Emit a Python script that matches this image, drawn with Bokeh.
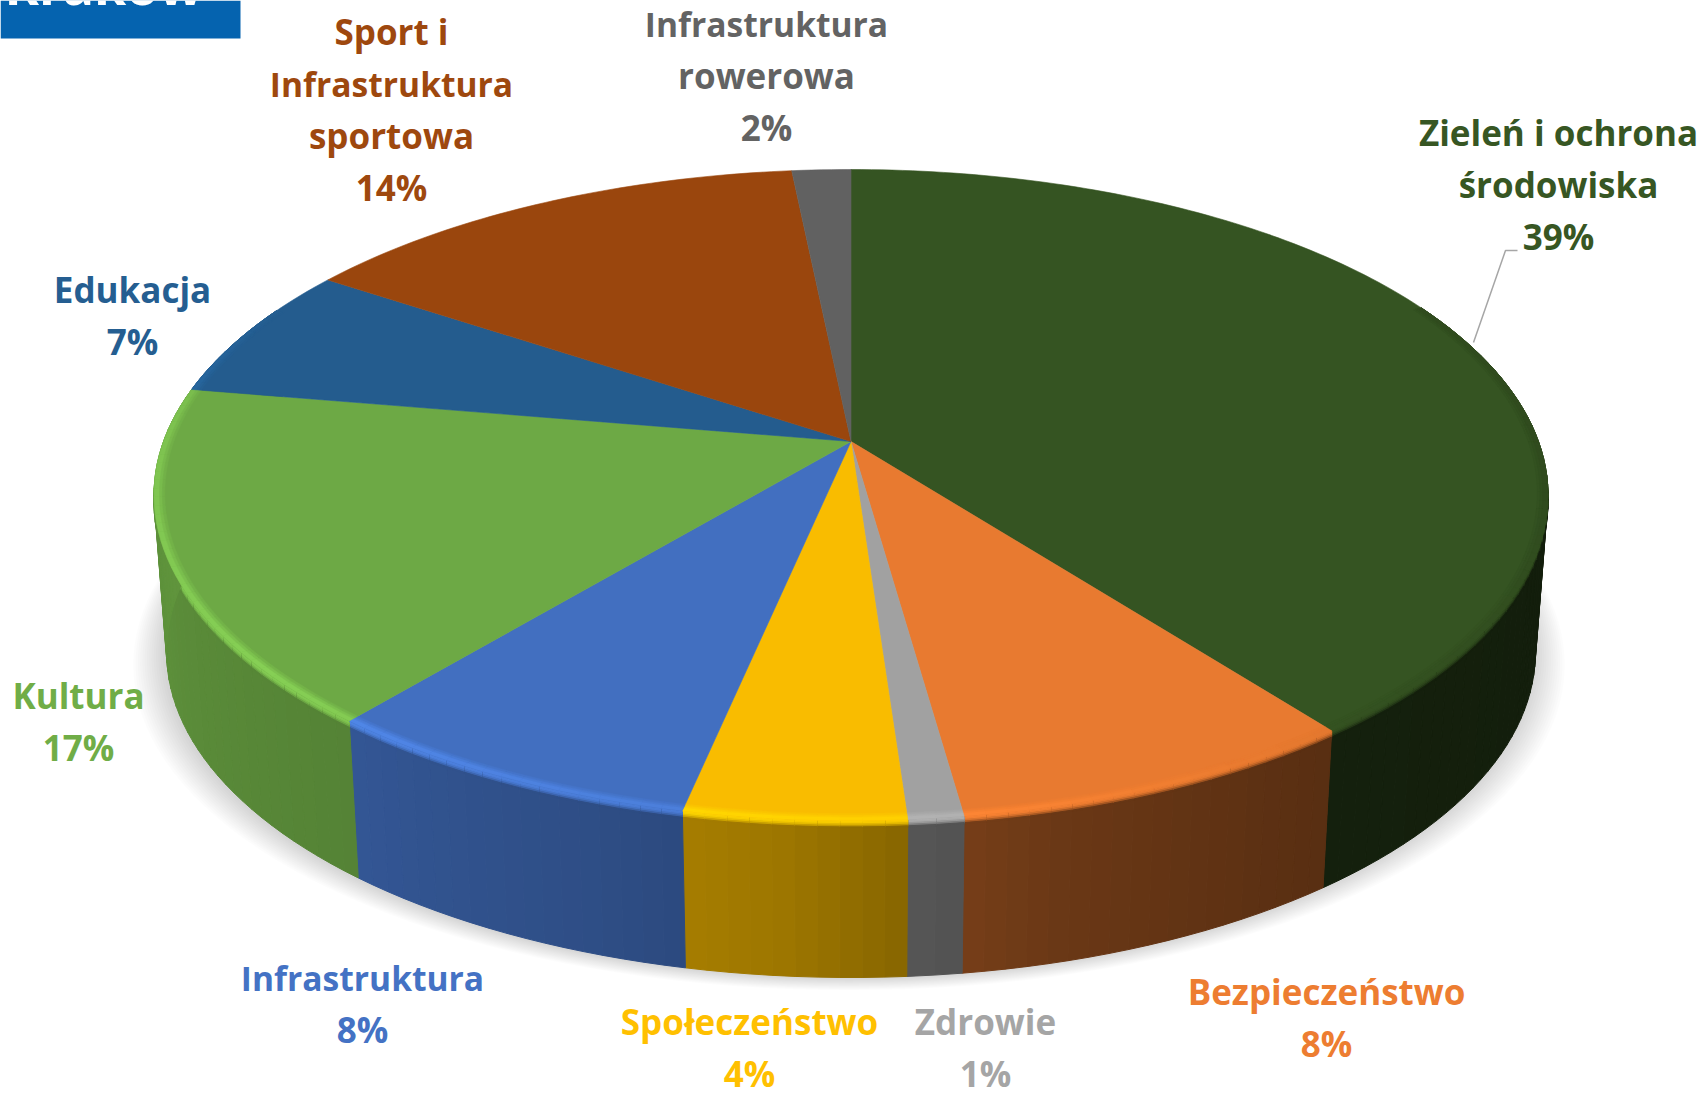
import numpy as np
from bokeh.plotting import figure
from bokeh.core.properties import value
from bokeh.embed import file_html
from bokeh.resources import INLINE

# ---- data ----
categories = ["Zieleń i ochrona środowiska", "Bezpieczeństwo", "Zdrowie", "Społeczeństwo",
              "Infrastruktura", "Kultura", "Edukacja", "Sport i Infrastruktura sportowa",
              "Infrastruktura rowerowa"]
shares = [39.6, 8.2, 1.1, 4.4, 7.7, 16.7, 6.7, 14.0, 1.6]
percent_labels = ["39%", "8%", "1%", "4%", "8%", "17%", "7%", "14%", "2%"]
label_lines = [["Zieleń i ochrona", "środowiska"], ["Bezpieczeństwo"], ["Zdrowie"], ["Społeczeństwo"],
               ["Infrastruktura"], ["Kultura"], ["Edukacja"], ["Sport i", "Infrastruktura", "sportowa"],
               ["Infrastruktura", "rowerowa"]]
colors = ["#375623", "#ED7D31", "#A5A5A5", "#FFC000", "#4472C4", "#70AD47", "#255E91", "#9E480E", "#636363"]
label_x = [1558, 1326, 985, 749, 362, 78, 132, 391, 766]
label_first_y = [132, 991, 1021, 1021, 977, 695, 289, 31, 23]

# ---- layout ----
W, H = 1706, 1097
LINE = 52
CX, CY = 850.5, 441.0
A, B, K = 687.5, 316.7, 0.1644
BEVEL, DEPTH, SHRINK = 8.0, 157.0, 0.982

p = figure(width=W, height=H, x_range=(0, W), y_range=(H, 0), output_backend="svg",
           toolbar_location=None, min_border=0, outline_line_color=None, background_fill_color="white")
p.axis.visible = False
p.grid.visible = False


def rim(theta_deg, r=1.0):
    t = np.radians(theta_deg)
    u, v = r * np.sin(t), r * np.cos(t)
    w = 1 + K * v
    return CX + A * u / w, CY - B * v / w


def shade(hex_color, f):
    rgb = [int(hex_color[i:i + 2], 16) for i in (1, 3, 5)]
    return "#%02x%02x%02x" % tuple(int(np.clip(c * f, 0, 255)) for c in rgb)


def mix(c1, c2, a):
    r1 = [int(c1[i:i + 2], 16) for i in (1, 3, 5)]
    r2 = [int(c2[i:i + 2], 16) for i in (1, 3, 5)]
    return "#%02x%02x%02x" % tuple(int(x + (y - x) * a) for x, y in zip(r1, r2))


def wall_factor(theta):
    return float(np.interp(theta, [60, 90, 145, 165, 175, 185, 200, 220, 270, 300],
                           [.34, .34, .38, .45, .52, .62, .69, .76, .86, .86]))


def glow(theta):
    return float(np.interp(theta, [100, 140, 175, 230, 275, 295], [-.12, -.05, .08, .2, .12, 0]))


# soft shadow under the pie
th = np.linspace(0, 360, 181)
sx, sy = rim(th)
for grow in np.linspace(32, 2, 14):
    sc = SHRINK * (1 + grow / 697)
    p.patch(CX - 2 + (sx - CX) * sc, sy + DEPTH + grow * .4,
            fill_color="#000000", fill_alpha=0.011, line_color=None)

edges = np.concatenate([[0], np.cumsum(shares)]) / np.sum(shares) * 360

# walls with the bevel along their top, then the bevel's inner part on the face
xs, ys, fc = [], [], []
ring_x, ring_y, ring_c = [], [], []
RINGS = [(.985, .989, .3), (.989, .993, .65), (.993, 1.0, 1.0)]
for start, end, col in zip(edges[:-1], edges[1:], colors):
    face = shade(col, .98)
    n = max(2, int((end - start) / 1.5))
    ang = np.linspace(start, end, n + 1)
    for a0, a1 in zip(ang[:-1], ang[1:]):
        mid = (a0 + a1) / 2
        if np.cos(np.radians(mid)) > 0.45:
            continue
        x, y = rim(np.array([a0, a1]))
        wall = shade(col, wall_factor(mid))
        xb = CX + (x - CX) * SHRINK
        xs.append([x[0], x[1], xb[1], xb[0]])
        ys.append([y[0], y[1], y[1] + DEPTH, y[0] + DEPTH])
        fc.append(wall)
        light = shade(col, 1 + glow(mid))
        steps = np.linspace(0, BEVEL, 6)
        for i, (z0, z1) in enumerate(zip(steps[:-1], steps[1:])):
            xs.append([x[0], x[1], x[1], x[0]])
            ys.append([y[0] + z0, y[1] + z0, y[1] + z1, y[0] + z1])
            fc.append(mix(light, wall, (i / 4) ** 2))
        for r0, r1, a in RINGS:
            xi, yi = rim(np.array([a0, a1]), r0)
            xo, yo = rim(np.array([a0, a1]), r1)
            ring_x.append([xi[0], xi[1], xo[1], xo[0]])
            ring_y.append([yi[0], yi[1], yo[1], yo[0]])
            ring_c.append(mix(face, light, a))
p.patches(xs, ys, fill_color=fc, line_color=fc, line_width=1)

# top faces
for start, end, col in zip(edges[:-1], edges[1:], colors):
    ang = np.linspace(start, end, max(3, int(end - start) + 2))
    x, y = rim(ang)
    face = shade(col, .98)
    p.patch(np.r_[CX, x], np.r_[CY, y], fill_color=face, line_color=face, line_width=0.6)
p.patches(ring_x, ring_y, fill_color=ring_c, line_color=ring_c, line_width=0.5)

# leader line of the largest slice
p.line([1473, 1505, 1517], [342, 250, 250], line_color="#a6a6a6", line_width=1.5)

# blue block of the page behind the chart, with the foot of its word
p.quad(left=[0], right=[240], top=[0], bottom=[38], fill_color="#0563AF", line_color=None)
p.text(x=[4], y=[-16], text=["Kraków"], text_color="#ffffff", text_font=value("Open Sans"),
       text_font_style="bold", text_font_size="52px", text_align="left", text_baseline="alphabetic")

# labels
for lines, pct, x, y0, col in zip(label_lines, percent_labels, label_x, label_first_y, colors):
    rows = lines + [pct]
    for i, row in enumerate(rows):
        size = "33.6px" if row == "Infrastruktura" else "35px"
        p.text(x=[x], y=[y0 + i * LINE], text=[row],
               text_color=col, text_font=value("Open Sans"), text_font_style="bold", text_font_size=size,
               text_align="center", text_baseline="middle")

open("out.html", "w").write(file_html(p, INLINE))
#####
**Your instructions:**
Return only the lines running from the top of the data to the line that holds "BEVEL, DEPTH, SHRINK = 8.0, 157.0, 0.982". Include both of those lines, but skip the pictures.

**In response:**
Emit a Python script that matches this image, drawn with Bokeh.
import numpy as np
from bokeh.plotting import figure
from bokeh.core.properties import value
from bokeh.embed import file_html
from bokeh.resources import INLINE

# ---- data ----
categories = ["Zieleń i ochrona środowiska", "Bezpieczeństwo", "Zdrowie", "Społeczeństwo",
              "Infrastruktura", "Kultura", "Edukacja", "Sport i Infrastruktura sportowa",
              "Infrastruktura rowerowa"]
shares = [39.6, 8.2, 1.1, 4.4, 7.7, 16.7, 6.7, 14.0, 1.6]
percent_labels = ["39%", "8%", "1%", "4%", "8%", "17%", "7%", "14%", "2%"]
label_lines = [["Zieleń i ochrona", "środowiska"], ["Bezpieczeństwo"], ["Zdrowie"], ["Społeczeństwo"],
               ["Infrastruktura"], ["Kultura"], ["Edukacja"], ["Sport i", "Infrastruktura", "sportowa"],
               ["Infrastruktura", "rowerowa"]]
colors = ["#375623", "#ED7D31", "#A5A5A5", "#FFC000", "#4472C4", "#70AD47", "#255E91", "#9E480E", "#636363"]
label_x = [1558, 1326, 985, 749, 362, 78, 132, 391, 766]
label_first_y = [132, 991, 1021, 1021, 977, 695, 289, 31, 23]

# ---- layout ----
W, H = 1706, 1097
LINE = 52
CX, CY = 850.5, 441.0
A, B, K = 687.5, 316.7, 0.1644
BEVEL, DEPTH, SHRINK = 8.0, 157.0, 0.982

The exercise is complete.